Supreme Court of Vermont

February 20, 2014

State of Vermont
v.
John R. Kunhardt

Editorial Note:

This decision has been designated as "Supreme Court of Vermont Appeals Disposed of Without Published Opinion or Memorandum Decision." table in the Atlantic 2nd Reporter

Appeal from: Superior Court, Chit. Crim. Division. DOCKET NO. 3927-9-12 Cncr. Trial Judge: Michael S. Kupersmith.

John A. Dooley, Associate Justice, Beth Robinson, Associate Justice, Geoffrey W. Crawford, Associate Justice.

OPINION

ENTRY ORDER

[¶ 1] In the above-entitled cause, the Clerk will enter:

[¶ 2] Defendant appeals his conviction of simple assault, and the resulting sentence. On appeal, defendant argues that the court's sentence was excessive and an abuse of discretion, and that the court plainly erred in failing to instruct the jury on the offense of simple assault by mutual consent. We affirm.

[¶ 3] In September 2012, defendant was charged with one count of simple assault. Defendant and the victim were both college students, and the charges stemmed from altercation between them at a house party. According to the victim and witnesses, as the victim left the party he encountered defendant and they had a verbal argument. Defendant approached the victim, who turned to communicate with his friends. When the victim turned back, defendant head-butted him, and tackled him to the ground. The victim sustained serious injuries to his face. At trial, defendant claimed self-defense. Defendant testified on his own behalf and claimed the victim came at him with his hands up, and defendant's actions were defensive. The court instructed the jury on self-defense. Defendant did not raise the issue of simple assault by mutual consent or otherwise object to the instructions. Following a one-day trial, the jury found defendant guilty.

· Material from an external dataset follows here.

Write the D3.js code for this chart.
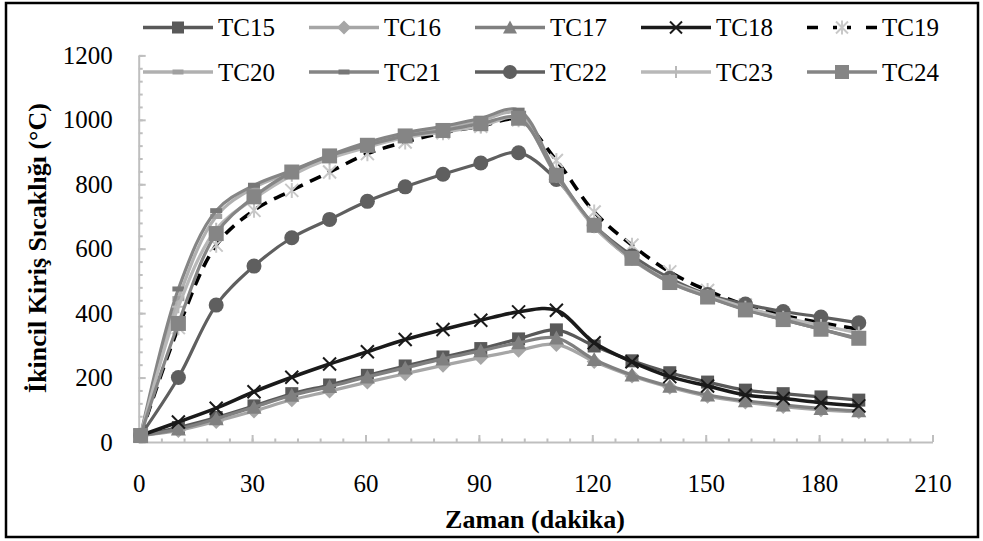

[¶ 4] The court held a sentencing hearing. The State argued for a sentence of four-to-eight months, all suspended except ten days of work crew. The State noted that defendant was approved for home confinement, but did not request it. Defendant expressed remorse and argued for a deferred sentence, which defense counsel stated had been offered prior to trial. The court sentenced defendant to six-to-twelve months all suspended except six months. Fifteen days of the six-month period were to be served in jail and the remainder on home confinement. Defendant appeals.

[¶ 5] On appeal, defendant argues that the sentence amounted to an abuse of discretion because he has no prior record, he was offered deferred probation prior to trial, and neither the State nor defendant sought home confinement at sentencing. Defendant claims that the court was effectively punishing him for going to trial.

[¶ 6] The trial court has broad discretion in crafting a sentence. State v. Keiser, 174 Vt. 87, 101, 807 A.2d 378 (2002). We will thus generally affirm a sentence if it falls within the statutory limits and was not based on improper or inaccurate information. State v. Ingerson, 2004 VT 36, 10, 176 Vt. 428, 852 A.2d 567.

[¶ 7] There was no abuse of discretion in this case. The court imposed a sentence within the statutory limits. Further, the court based its decision upon legitimate sentencing goals. See id. 13 (explaining that sentence was within court's discretion where it was within statutory limits and grounded on legitimate goals of criminal justice). At sentencing, the court reasoned that the sentence was necessary given the extent of injury caused, the purposeful nature of the act and the need to deter other young people from similar acts. Id. (including as goals of criminal justice punishment, prevention, restraint, rehabilitation, deterrence, education and retribution).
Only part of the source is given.